* **DATA**
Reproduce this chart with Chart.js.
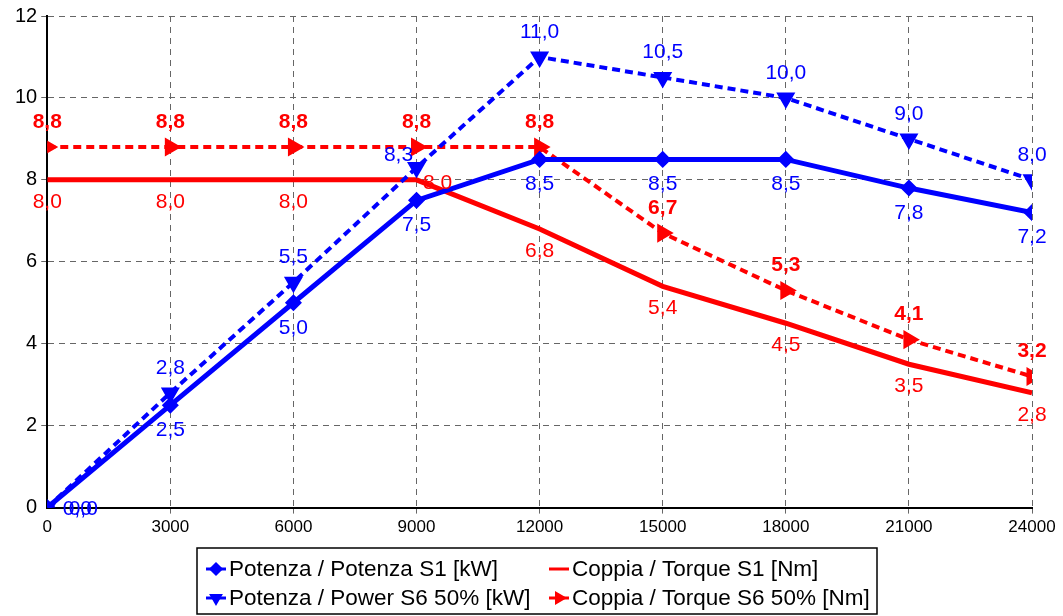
<!DOCTYPE html>
<html>
<head>
<meta charset="utf-8">
<script src="https://cdn.jsdelivr.net/npm/chart.js@4.4.1/dist/chart.umd.min.js"></script>
<style>
  html, body { margin: 0; padding: 0; background: #fff; }
  #wrap { width: 1063px; height: 616px; }
</style>
</head>
<body>
<div id="wrap"><canvas id="grafico"></canvas></div>
<script>
const giri = [0, 3000, 6000, 9000, 12000, 15000, 18000, 21000, 24000];
const potenzaS1 = [0.0, 2.5, 5.0, 7.5, 8.5, 8.5, 8.5, 7.8, 7.2];
const coppiaS1 = [8.0, 8.0, 8.0, 8.0, 6.8, 5.4, 4.5, 3.5, 2.8];
const potenzaS6 = [0.0, 2.8, 5.5, 8.3, 11.0, 10.5, 10.0, 9.0, 8.0];
const coppiaS6 = [8.8, 8.8, 8.8, 8.8, 8.8, 6.7, 5.3, 4.1, 3.2];
const yTicks = [0, 2, 4, 6, 8, 10, 12];

const BLU = '#0000ff';
const ROSSO = '#ff0000';
const FONT = 'Liberation Sans, Arial, sans-serif';

function punti(valori) {
  return giri.map((g, i) => ({ x: g, y: valori[i] }));
}

function virgola(v) {
  return v.toFixed(1).replace('.', ',');
}

// etichette dei valori (stile Excel)
const etichette = {
  id: 'etichette',
  afterDatasetsDraw(chart) {
    const ctx = chart.ctx;
    chart.data.datasets.forEach((ds, di) => {
      const meta = chart.getDatasetMeta(di);
      const opt = ds.etichetta;
      ctx.save();
      ctx.fillStyle = ds.borderColor;
      ctx.font = (opt.bold ? 'bold ' : '') + '21px ' + FONT;
      ctx.textAlign = 'center';
      ctx.textBaseline = 'middle';
      meta.data.forEach((p, i) => {
        let dx = 0, dy = opt.dy;
        if (i === 0 && opt.dx0 !== undefined) { dx = opt.dx0; dy = 2; }
        if (opt.sposta && opt.sposta[i]) { dx = opt.sposta[i][0]; dy = opt.sposta[i][1]; }
        ctx.fillText(virgola(ds.data[i].y), p.x + dx, p.y + dy);
      });
      ctx.restore();
    });
  }
};

// legenda con riquadro
const legenda = {
  id: 'legenda',
  afterDraw(chart) {
    const ctx = chart.ctx;
    const ds = chart.data.datasets;
    const box = { x: 197, y: 548, w: 680, h: 66 };
    ctx.save();
    ctx.strokeStyle = '#000';
    ctx.lineWidth = 1.5;
    ctx.strokeRect(box.x, box.y, box.w, box.h);
    const col = [206, 549];
    const riga = [569, 598];
    ds.forEach((d, k) => {
      const x = col[k % 2];
      const y = riga[Math.floor(k / 2)];
      ctx.strokeStyle = d.borderColor;
      ctx.fillStyle = d.borderColor;
      ctx.lineWidth = 3;
      ctx.setLineDash([]);
      ctx.beginPath();
      ctx.moveTo(x, y);
      ctx.lineTo(x + 20, y);
      ctx.stroke();
      if (d.pointStyle !== false && d.pointRadius > 0) {
        ctx.save();
        ctx.translate(x + 10, y);
        ctx.rotate((d.pointRotation || 0) * Math.PI / 180);
        Chart.helpers.drawPoint(ctx, { pointStyle: d.pointStyle, radius: 5, rotation: 0, borderWidth: 1 }, 0, 0);
        ctx.fill();
        ctx.restore();
      }
      ctx.fillStyle = '#000';
      ctx.font = '22.5px ' + FONT;
      ctx.textAlign = 'left';
      ctx.textBaseline = 'middle';
      ctx.fillText(d.label, x + 23, y + 1);
    });
    ctx.restore();
  }
};

// griglia tratteggiata, tranne sugli assi
const colGriglia = ctx => (ctx.tick && ctx.tick.value === 0) ? 'rgba(0,0,0,0)' : '#666';

new Chart(document.getElementById('grafico'), {
  type: 'line',
  data: {
    datasets: [
      {
        label: 'Potenza / Potenza S1 [kW]',
        data: punti(potenzaS1),
        borderColor: BLU,
        backgroundColor: BLU,
        borderWidth: 5,
        pointStyle: 'rectRot',
        pointRadius: 5,
        etichetta: { dy: 25, dx0: 36 },
        order: 1
      },
      {
        label: 'Coppia / Torque S1 [Nm]',
        data: punti(coppiaS1),
        borderColor: ROSSO,
        backgroundColor: ROSSO,
        borderWidth: 5,
        pointRadius: 0,
        pointStyle: false,
        etichetta: { dy: 22, sposta: { 3: [21, 3] } },
        order: 2
      },
      {
        label: 'Potenza / Power S6 50% [kW]',
        data: punti(potenzaS6),
        borderColor: BLU,
        backgroundColor: BLU,
        borderWidth: 4,
        borderDash: [8, 5],
        pointStyle: 'triangle',
        pointRotation: 180,
        pointRadius: 7,
        etichetta: { dy: -25, dx0: 30, sposta: { 3: [-18, -12] } },
        order: 0
      },
      {
        label: 'Coppia / Torque S6 50% [Nm]',
        data: punti(coppiaS6),
        borderColor: ROSSO,
        backgroundColor: ROSSO,
        borderWidth: 4,
        borderDash: [8, 5],
        pointStyle: 'triangle',
        pointRotation: 90,
        pointRadius: 7,
        etichetta: { dy: -25, bold: true },
        order: 3
      }
    ]
  },
  options: {
    responsive: true,
    maintainAspectRatio: false,
    animation: false,
    layout: {
      padding: { left: 11, right: 31, top: 14, bottom: 74 }
    },
    plugins: {
      legend: { display: false },
      tooltip: { enabled: false }
    },
    elements: {
      line: { tension: 0 }
    },
    scales: {
      x: {
        type: 'linear',
        min: 0,
        max: 24000,
        afterBuildTicks(axis) {
          axis.ticks = giri.map(v => ({ value: v }));
        },
        ticks: {
          color: '#000',
          font: { family: FONT, size: 17 },
          padding: 4,
          maxRotation: 0,
          callback: v => String(v)
        },
        grid: { color: colGriglia, lineWidth: 1, tickLength: 6 },
        border: { color: '#000', width: 2, dash: [6, 5] }
      },
      y: {
        min: 0,
        max: 12,
        afterBuildTicks(axis) {
          axis.ticks = yTicks.map(v => ({ value: v }));
        },
        ticks: {
          color: '#000',
          font: { family: FONT, size: 20 },
          padding: 4
        },
        grid: { color: colGriglia, lineWidth: 1, tickLength: 6 },
        border: { color: '#000', width: 2, dash: [6, 5] }
      }
    }
  },
  plugins: [etichette, legenda]
});
</script>
</body>
</html>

* **YOUR GOAL**
Copy every line of the data exactly as written, excluding the pictures.

* **ANSWER**
Reproduce this chart with Chart.js.
<!DOCTYPE html>
<html>
<head>
<meta charset="utf-8">
<script src="https://cdn.jsdelivr.net/npm/chart.js@4.4.1/dist/chart.umd.min.js"></script>
<style>
  html, body { margin: 0; padding: 0; background: #fff; }
  #wrap { width: 1063px; height: 616px; }
</style>
</head>
<body>
<div id="wrap"><canvas id="grafico"></canvas></div>
<script>
const giri = [0, 3000, 6000, 9000, 12000, 15000, 18000, 21000, 24000];
const potenzaS1 = [0.0, 2.5, 5.0, 7.5, 8.5, 8.5, 8.5, 7.8, 7.2];
const coppiaS1 = [8.0, 8.0, 8.0, 8.0, 6.8, 5.4, 4.5, 3.5, 2.8];
const potenzaS6 = [0.0, 2.8, 5.5, 8.3, 11.0, 10.5, 10.0, 9.0, 8.0];
const coppiaS6 = [8.8, 8.8, 8.8, 8.8, 8.8, 6.7, 5.3, 4.1, 3.2];
const yTicks = [0, 2, 4, 6, 8, 10, 12];

const BLU = '#0000ff';
const ROSSO = '#ff0000';
const FONT = 'Liberation Sans, Arial, sans-serif';

function punti(valori) {
  return giri.map((g, i) => ({ x: g, y: valori[i] }));
}

function virgola(v) {
  return v.toFixed(1).replace('.', ',');
}

// etichette dei valori (stile Excel)
const etichette = {
  id: 'etichette',
  afterDatasetsDraw(chart) {
    const ctx = chart.ctx;
    chart.data.datasets.forEach((ds, di) => {
      const meta = chart.getDatasetMeta(di);
      const opt = ds.etichetta;
      ctx.save();
      ctx.fillStyle = ds.borderColor;
      ctx.font = (opt.bold ? 'bold ' : '') + '21px ' + FONT;
      ctx.textAlign = 'center';
      ctx.textBaseline = 'middle';
      meta.data.forEach((p, i) => {
        let dx = 0, dy = opt.dy;
        if (i === 0 && opt.dx0 !== undefined) { dx = opt.dx0; dy = 2; }
        if (opt.sposta && opt.sposta[i]) { dx = opt.sposta[i][0]; dy = opt.sposta[i][1]; }
        ctx.fillText(virgola(ds.data[i].y), p.x + dx, p.y + dy);
      });
      ctx.restore();
    });
  }
};

// legenda con riquadro
const legenda = {
  id: 'legenda',
  afterDraw(chart) {
    const ctx = chart.ctx;
    const ds = chart.data.datasets;
    const box = { x: 197, y: 548, w: 680, h: 66 };
    ctx.save();
    ctx.strokeStyle = '#000';
    ctx.lineWidth = 1.5;
    ctx.strokeRect(box.x, box.y, box.w, box.h);
    const col = [206, 549];
    const riga = [569, 598];
    ds.forEach((d, k) => {
      const x = col[k % 2];
      const y = riga[Math.floor(k / 2)];
      ctx.strokeStyle = d.borderColor;
      ctx.fillStyle = d.borderColor;
      ctx.lineWidth = 3;
      ctx.setLineDash([]);
      ctx.beginPath();
      ctx.moveTo(x, y);
      ctx.lineTo(x + 20, y);
      ctx.stroke();
      if (d.pointStyle !== false && d.pointRadius > 0) {
        ctx.save();
        ctx.translate(x + 10, y);
        ctx.rotate((d.pointRotation || 0) * Math.PI / 180);
        Chart.helpers.drawPoint(ctx, { pointStyle: d.pointStyle, radius: 5, rotation: 0, borderWidth: 1 }, 0, 0);
        ctx.fill();
        ctx.restore();
      }
      ctx.fillStyle = '#000';
      ctx.font = '22.5px ' + FONT;
      ctx.textAlign = 'left';
      ctx.textBaseline = 'middle';
      ctx.fillText(d.label, x + 23, y + 1);
    });
    ctx.restore();
  }
};

// griglia tratteggiata, tranne sugli assi
const colGriglia = ctx => (ctx.tick && ctx.tick.value === 0) ? 'rgba(0,0,0,0)' : '#666';

new Chart(document.getElementById('grafico'), {
  type: 'line',
  data: {
    datasets: [
      {
        label: 'Potenza / Potenza S1 [kW]',
        data: punti(potenzaS1),
        borderColor: BLU,
        backgroundColor: BLU,
        borderWidth: 5,
        pointStyle: 'rectRot',
        pointRadius: 5,
        etichetta: { dy: 25, dx0: 36 },
        order: 1
      },
      {
        label: 'Coppia / Torque S1 [Nm]',
        data: punti(coppiaS1),
        borderColor: ROSSO,
        backgroundColor: ROSSO,
        borderWidth: 5,
        pointRadius: 0,
        pointStyle: false,
        etichetta: { dy: 22, sposta: { 3: [21, 3] } },
        order: 2
      },
      {
        label: 'Potenza / Power S6 50% [kW]',
        data: punti(potenzaS6),
        borderColor: BLU,
        backgroundColor: BLU,
        borderWidth: 4,
        borderDash: [8, 5],
        pointStyle: 'triangle',
        pointRotation: 180,
        pointRadius: 7,
        etichetta: { dy: -25, dx0: 30, sposta: { 3: [-18, -12] } },
        order: 0
      },
      {
        label: 'Coppia / Torque S6 50% [Nm]',
        data: punti(coppiaS6),
        borderColor: ROSSO,
        backgroundColor: ROSSO,
        borderWidth: 4,
        borderDash: [8, 5],
        pointStyle: 'triangle',
        pointRotation: 90,
        pointRadius: 7,
        etichetta: { dy: -25, bold: true },
        order: 3
      }
    ]
  },
  options: {
    responsive: true,
    maintainAspectRatio: false,
    animation: false,
    layout: {
      padding: { left: 11, right: 31, top: 14, bottom: 74 }
    },
    plugins: {
      legend: { display: false },
      tooltip: { enabled: false }
    },
    elements: {
      line: { tension: 0 }
    },
    scales: {
      x: {
        type: 'linear',
        min: 0,
        max: 24000,
        afterBuildTicks(axis) {
          axis.ticks = giri.map(v => ({ value: v }));
        },
        ticks: {
          color: '#000',
          font: { family: FONT, size: 17 },
          padding: 4,
          maxRotation: 0,
          callback: v => String(v)
        },
        grid: { color: colGriglia, lineWidth: 1, tickLength: 6 },
        border: { color: '#000', width: 2, dash: [6, 5] }
      },
      y: {
        min: 0,
        max: 12,
        afterBuildTicks(axis) {
          axis.ticks = yTicks.map(v => ({ value: v }));
        },
        ticks: {
          color: '#000',
          font: { family: FONT, size: 20 },
          padding: 4
        },
        grid: { color: colGriglia, lineWidth: 1, tickLength: 6 },
        border: { color: '#000', width: 2, dash: [6, 5] }
      }
    }
  },
  plugins: [etichette, legenda]
});
</script>
</body>
</html>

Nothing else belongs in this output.